[start of Data lines]

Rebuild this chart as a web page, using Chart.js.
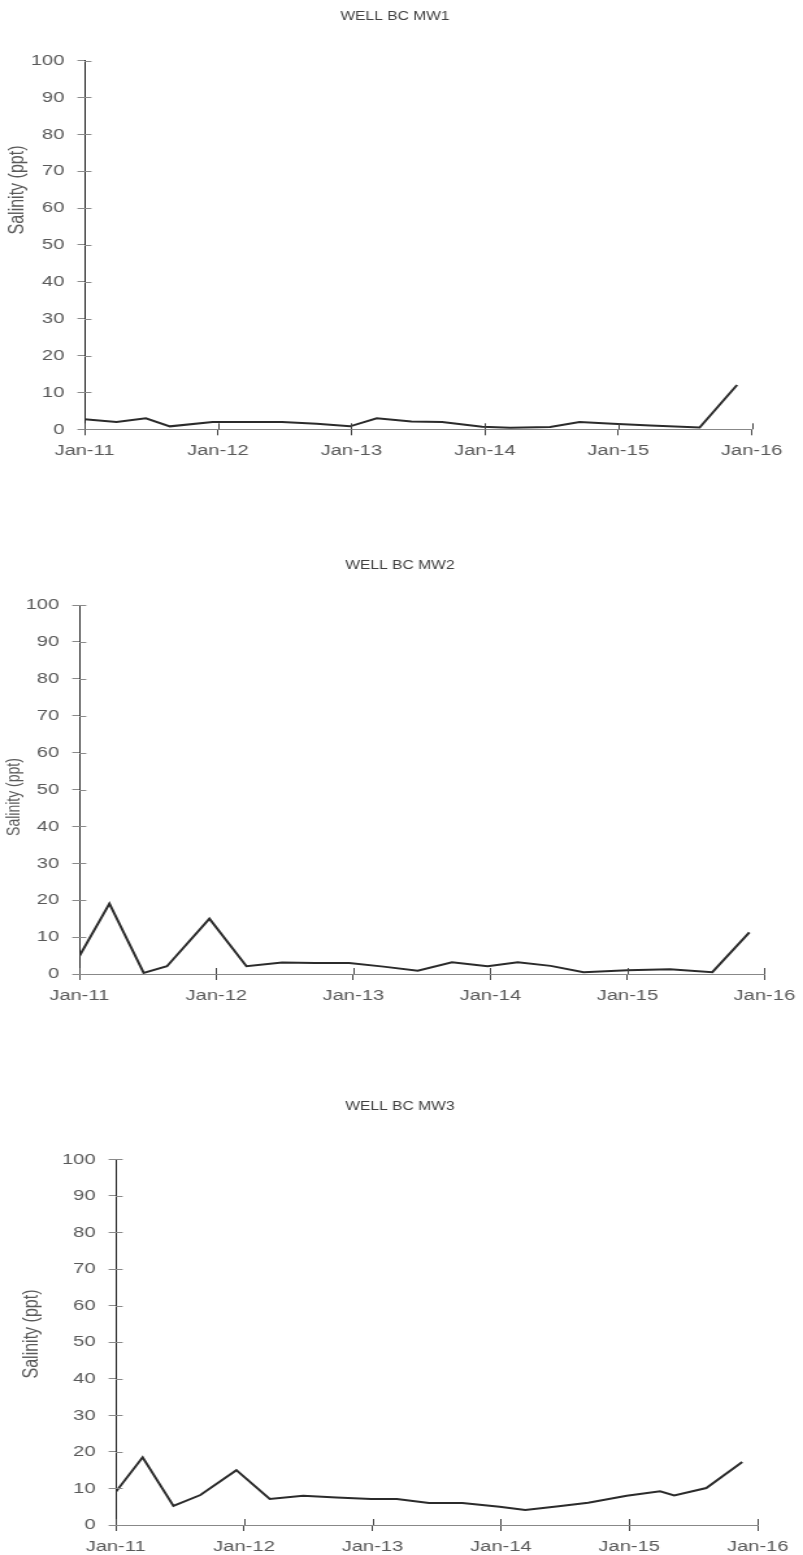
<!DOCTYPE html>
<html>
<head>
<meta charset="utf-8">
<script src="https://cdn.jsdelivr.net/npm/chart.js@4.4.1/dist/chart.umd.min.js"></script>
<style>
  body { margin: 0; background: #fff; width: 803px; height: 1555px; position: relative; overflow: hidden; }
  /* charts are drawn narrow and stretched sideways, like the original picture */
  .box { position: absolute; left: 0; width: 618px; transform: scaleX(1.29935); transform-origin: 0 0; }
</style>
</head>
<body>
<div class="box" style="top:0px;height:470px"><canvas id="mw1Chart"></canvas></div>
<div class="box" style="top:540px;height:470px"><canvas id="mw2Chart"></canvas></div>
<div class="box" style="top:1080px;height:475px"><canvas id="mw3Chart"></canvas></div>
<script>
// sample times in decimal years, salinity in ppt
const mw1Time = [2011.0, 2011.24, 2011.46, 2011.64, 2011.96, 2012.22, 2012.48, 2012.74, 2012.99, 2013.19,
                 2013.45, 2013.68, 2013.98, 2014.19, 2014.49, 2014.71, 2014.96, 2015.24, 2015.61, 2015.89];
const mw1Salinity = [2.7, 2.0, 3.0, 0.8, 2.0, 2.0, 2.0, 1.5, 0.8, 3.0,
                     2.1, 2.0, 0.7, 0.4, 0.6, 2.0, 1.5, 1.0, 0.5, 12.0];

const mw2Time = [2011.0, 2011.22, 2011.47, 2011.64, 2011.95, 2012.22, 2012.48, 2012.72, 2012.97, 2013.22,
                 2013.47, 2013.72, 2013.98, 2014.20, 2014.44, 2014.68, 2015.0, 2015.31, 2015.62, 2015.89];
const mw2Salinity = [4.8, 19.1, 0.3, 2.1, 15.0, 2.1, 3.1, 3.0, 3.0, 2.0,
                     0.9, 3.2, 2.1, 3.2, 2.2, 0.5, 1.0, 1.3, 0.5, 11.3];

const mw3Time = [2011.0, 2011.21, 2011.45, 2011.66, 2011.94, 2012.20, 2012.46, 2012.72, 2012.99, 2013.19,
                 2013.44, 2013.70, 2013.99, 2014.19, 2014.45, 2014.68, 2014.98, 2015.24, 2015.35, 2015.60, 2015.88];
const mw3Salinity = [9.0, 18.5, 5.2, 8.2, 15.0, 7.1, 8.0, 7.5, 7.1, 7.1,
                     6.0, 6.0, 5.0, 4.1, 5.1, 6.1, 8.0, 9.2, 8.1, 10.1, 17.2];

const xTickLabels = ["Jan-11", "Jan-12", "Jan-13", "Jan-14", "Jan-15", "Jan-16"];
const yTitle = "Salinity (ppt)";

Chart.defaults.font.family = 'Arial, "Liberation Sans", sans-serif';
Chart.defaults.color = "#595959";

// chart title and y axis label, placed where the original has them
const wellText = {
    id: 'wellText',
    afterDraw(chart, args, opts) {
        const ctx = chart.ctx;
        ctx.save();
        ctx.textAlign = "center";
        ctx.textBaseline = "middle";
        ctx.font = '12px Arial, "Liberation Sans", sans-serif';
        ctx.fillStyle = "#404040";
        ctx.fillText(opts.title, opts.titleX, opts.titleY);
        ctx.translate(opts.labelX, opts.labelY);
        ctx.rotate(-Math.PI / 2);
        ctx.font = opts.labelSize + 'px Arial, "Liberation Sans", sans-serif';
        ctx.fillStyle = "#595959";
        ctx.fillText(yTitle, 0, 0);
        ctx.restore();
    }
};

// tick marks cross the axes, so draw the inner half too
const innerTicks = {
    id: 'innerTicks',
    afterDatasetsDraw(chart) {
        const {ctx, chartArea, scales} = chart;
        ctx.save();
        ctx.lineWidth = 1;
        ctx.strokeStyle = "#8a8a8a";
        scales.y.ticks.forEach(t => {
            const py = Math.round(scales.y.getPixelForValue(t.value)) + 0.5;
            ctx.beginPath();
            ctx.moveTo(chartArea.left, py);
            ctx.lineTo(chartArea.left + 5.4, py);
            ctx.stroke();
        });
        ctx.strokeStyle = "#444";
        scales.x.ticks.forEach(t => {
            const px = Math.round(scales.x.getPixelForValue(t.value)) + 0.5;
            ctx.beginPath();
            ctx.moveTo(px, chartArea.bottom);
            ctx.lineTo(px, chartArea.bottom - 6);
            ctx.stroke();
        });
        ctx.restore();
    }
};

function wellChart(id, title, times, values, lay) {
    return new Chart(document.getElementById(id), {
        type: 'line',
        data: {
            datasets: [{
                label: title,
                data: times.map((t, i) => ({x: t, y: values[i]})),
                borderColor: "#2b2b2b",
                borderWidth: 2,
                pointRadius: 0,
                tension: 0,
                fill: false
            }]
        },
        options: {
            responsive: true,
            maintainAspectRatio: false,
            animation: false,
            layout: {padding: {left: 0, right: lay.padR, top: lay.padT, bottom: lay.padB}},
            plugins: {
                legend: {display: false},
                tooltip: {enabled: false},
                title: {display: false},
                wellText: {
                    title: title, titleX: lay.titleX, titleY: lay.titleY,
                    labelX: lay.labelX, labelY: lay.labelY, labelSize: lay.labelSize
                }
            },
            scales: {
                x: {
                    type: 'linear',
                    min: 2011,
                    max: 2016,
                    afterFit: s => { s.height = lay.xH; },
                    ticks: {
                        stepSize: 1,
                        padding: 6,
                        maxRotation: 0,
                        font: {size: 15.5},
                        callback: (v, i) => xTickLabels[i]
                    },
                    grid: {drawOnChartArea: false, drawTicks: true, tickLength: 6, color: "#444"},
                    border: {display: true, color: "#888", width: 1}
                },
                y: {
                    min: 0,
                    max: 100,
                    afterFit: s => { s.width = lay.yW; },
                    ticks: {stepSize: 10, padding: 10, font: {size: 15.5}},
                    grid: {drawOnChartArea: false, drawTicks: true, tickLength: 5.4, color: "#8a8a8a"},
                    border: {display: true, color: "#222", width: 1}
                }
            }
        },
        plugins: [wellText, innerTicks]
    });
}

wellChart("mw1Chart", "WELL BC MW1", mw1Time, mw1Salinity,
    {padR: 39.5, padT: 60.5, padB: 5.7, yW: 65.0, xH: 35, titleX: 304, titleY: 17, labelX: 13.9, labelY: 190, labelSize: 16});
wellChart("mw2Chart", "WELL BC MW2", mw2Time, mw2Salinity,
    {padR: 26.9, padT: 65, padB: 1, yW: 61.0, xH: 35, titleX: 307.8, titleY: 26, labelX: 10.8, labelY: 257, labelSize: 14});
wellChart("mw3Chart", "WELL BC MW3", mw3Time, mw3Salinity,
    {padR: 34.9, padT: 79.3, padB: 0, yW: 89.0, xH: 30, titleX: 307.8, titleY: 27, labelX: 24.6, labelY: 254, labelSize: 16});
</script>
</body>
</html>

[end of Data lines]

Exercise brief =>
The material above holds pictures; copy everything else in it exactly.

Exercise answer =>
Rebuild this chart as a web page, using Chart.js.
<!DOCTYPE html>
<html>
<head>
<meta charset="utf-8">
<script src="https://cdn.jsdelivr.net/npm/chart.js@4.4.1/dist/chart.umd.min.js"></script>
<style>
  body { margin: 0; background: #fff; width: 803px; height: 1555px; position: relative; overflow: hidden; }
  /* charts are drawn narrow and stretched sideways, like the original picture */
  .box { position: absolute; left: 0; width: 618px; transform: scaleX(1.29935); transform-origin: 0 0; }
</style>
</head>
<body>
<div class="box" style="top:0px;height:470px"><canvas id="mw1Chart"></canvas></div>
<div class="box" style="top:540px;height:470px"><canvas id="mw2Chart"></canvas></div>
<div class="box" style="top:1080px;height:475px"><canvas id="mw3Chart"></canvas></div>
<script>
// sample times in decimal years, salinity in ppt
const mw1Time = [2011.0, 2011.24, 2011.46, 2011.64, 2011.96, 2012.22, 2012.48, 2012.74, 2012.99, 2013.19,
                 2013.45, 2013.68, 2013.98, 2014.19, 2014.49, 2014.71, 2014.96, 2015.24, 2015.61, 2015.89];
const mw1Salinity = [2.7, 2.0, 3.0, 0.8, 2.0, 2.0, 2.0, 1.5, 0.8, 3.0,
                     2.1, 2.0, 0.7, 0.4, 0.6, 2.0, 1.5, 1.0, 0.5, 12.0];

const mw2Time = [2011.0, 2011.22, 2011.47, 2011.64, 2011.95, 2012.22, 2012.48, 2012.72, 2012.97, 2013.22,
                 2013.47, 2013.72, 2013.98, 2014.20, 2014.44, 2014.68, 2015.0, 2015.31, 2015.62, 2015.89];
const mw2Salinity = [4.8, 19.1, 0.3, 2.1, 15.0, 2.1, 3.1, 3.0, 3.0, 2.0,
                     0.9, 3.2, 2.1, 3.2, 2.2, 0.5, 1.0, 1.3, 0.5, 11.3];

const mw3Time = [2011.0, 2011.21, 2011.45, 2011.66, 2011.94, 2012.20, 2012.46, 2012.72, 2012.99, 2013.19,
                 2013.44, 2013.70, 2013.99, 2014.19, 2014.45, 2014.68, 2014.98, 2015.24, 2015.35, 2015.60, 2015.88];
const mw3Salinity = [9.0, 18.5, 5.2, 8.2, 15.0, 7.1, 8.0, 7.5, 7.1, 7.1,
                     6.0, 6.0, 5.0, 4.1, 5.1, 6.1, 8.0, 9.2, 8.1, 10.1, 17.2];

const xTickLabels = ["Jan-11", "Jan-12", "Jan-13", "Jan-14", "Jan-15", "Jan-16"];
const yTitle = "Salinity (ppt)";

Chart.defaults.font.family = 'Arial, "Liberation Sans", sans-serif';
Chart.defaults.color = "#595959";

// chart title and y axis label, placed where the original has them
const wellText = {
    id: 'wellText',
    afterDraw(chart, args, opts) {
        const ctx = chart.ctx;
        ctx.save();
        ctx.textAlign = "center";
        ctx.textBaseline = "middle";
        ctx.font = '12px Arial, "Liberation Sans", sans-serif';
        ctx.fillStyle = "#404040";
        ctx.fillText(opts.title, opts.titleX, opts.titleY);
        ctx.translate(opts.labelX, opts.labelY);
        ctx.rotate(-Math.PI / 2);
        ctx.font = opts.labelSize + 'px Arial, "Liberation Sans", sans-serif';
        ctx.fillStyle = "#595959";
        ctx.fillText(yTitle, 0, 0);
        ctx.restore();
    }
};

// tick marks cross the axes, so draw the inner half too
const innerTicks = {
    id: 'innerTicks',
    afterDatasetsDraw(chart) {
        const {ctx, chartArea, scales} = chart;
        ctx.save();
        ctx.lineWidth = 1;
        ctx.strokeStyle = "#8a8a8a";
        scales.y.ticks.forEach(t => {
            const py = Math.round(scales.y.getPixelForValue(t.value)) + 0.5;
            ctx.beginPath();
            ctx.moveTo(chartArea.left, py);
            ctx.lineTo(chartArea.left + 5.4, py);
            ctx.stroke();
        });
        ctx.strokeStyle = "#444";
        scales.x.ticks.forEach(t => {
            const px = Math.round(scales.x.getPixelForValue(t.value)) + 0.5;
            ctx.beginPath();
            ctx.moveTo(px, chartArea.bottom);
            ctx.lineTo(px, chartArea.bottom - 6);
            ctx.stroke();
        });
        ctx.restore();
    }
};

function wellChart(id, title, times, values, lay) {
    return new Chart(document.getElementById(id), {
        type: 'line',
        data: {
            datasets: [{
                label: title,
                data: times.map((t, i) => ({x: t, y: values[i]})),
                borderColor: "#2b2b2b",
                borderWidth: 2,
                pointRadius: 0,
                tension: 0,
                fill: false
            }]
        },
        options: {
            responsive: true,
            maintainAspectRatio: false,
            animation: false,
            layout: {padding: {left: 0, right: lay.padR, top: lay.padT, bottom: lay.padB}},
            plugins: {
                legend: {display: false},
                tooltip: {enabled: false},
                title: {display: false},
                wellText: {
                    title: title, titleX: lay.titleX, titleY: lay.titleY,
                    labelX: lay.labelX, labelY: lay.labelY, labelSize: lay.labelSize
                }
            },
            scales: {
                x: {
                    type: 'linear',
                    min: 2011,
                    max: 2016,
                    afterFit: s => { s.height = lay.xH; },
                    ticks: {
                        stepSize: 1,
                        padding: 6,
                        maxRotation: 0,
                        font: {size: 15.5},
                        callback: (v, i) => xTickLabels[i]
                    },
                    grid: {drawOnChartArea: false, drawTicks: true, tickLength: 6, color: "#444"},
                    border: {display: true, color: "#888", width: 1}
                },
                y: {
                    min: 0,
                    max: 100,
                    afterFit: s => { s.width = lay.yW; },
                    ticks: {stepSize: 10, padding: 10, font: {size: 15.5}},
                    grid: {drawOnChartArea: false, drawTicks: true, tickLength: 5.4, color: "#8a8a8a"},
                    border: {display: true, color: "#222", width: 1}
                }
            }
        },
        plugins: [wellText, innerTicks]
    });
}

wellChart("mw1Chart", "WELL BC MW1", mw1Time, mw1Salinity,
    {padR: 39.5, padT: 60.5, padB: 5.7, yW: 65.0, xH: 35, titleX: 304, titleY: 17, labelX: 13.9, labelY: 190, labelSize: 16});
wellChart("mw2Chart", "WELL BC MW2", mw2Time, mw2Salinity,
    {padR: 26.9, padT: 65, padB: 1, yW: 61.0, xH: 35, titleX: 307.8, titleY: 26, labelX: 10.8, labelY: 257, labelSize: 14});
wellChart("mw3Chart", "WELL BC MW3", mw3Time, mw3Salinity,
    {padR: 34.9, padT: 79.3, padB: 0, yW: 89.0, xH: 30, titleX: 307.8, titleY: 27, labelX: 24.6, labelY: 254, labelSize: 16});
</script>
</body>
</html>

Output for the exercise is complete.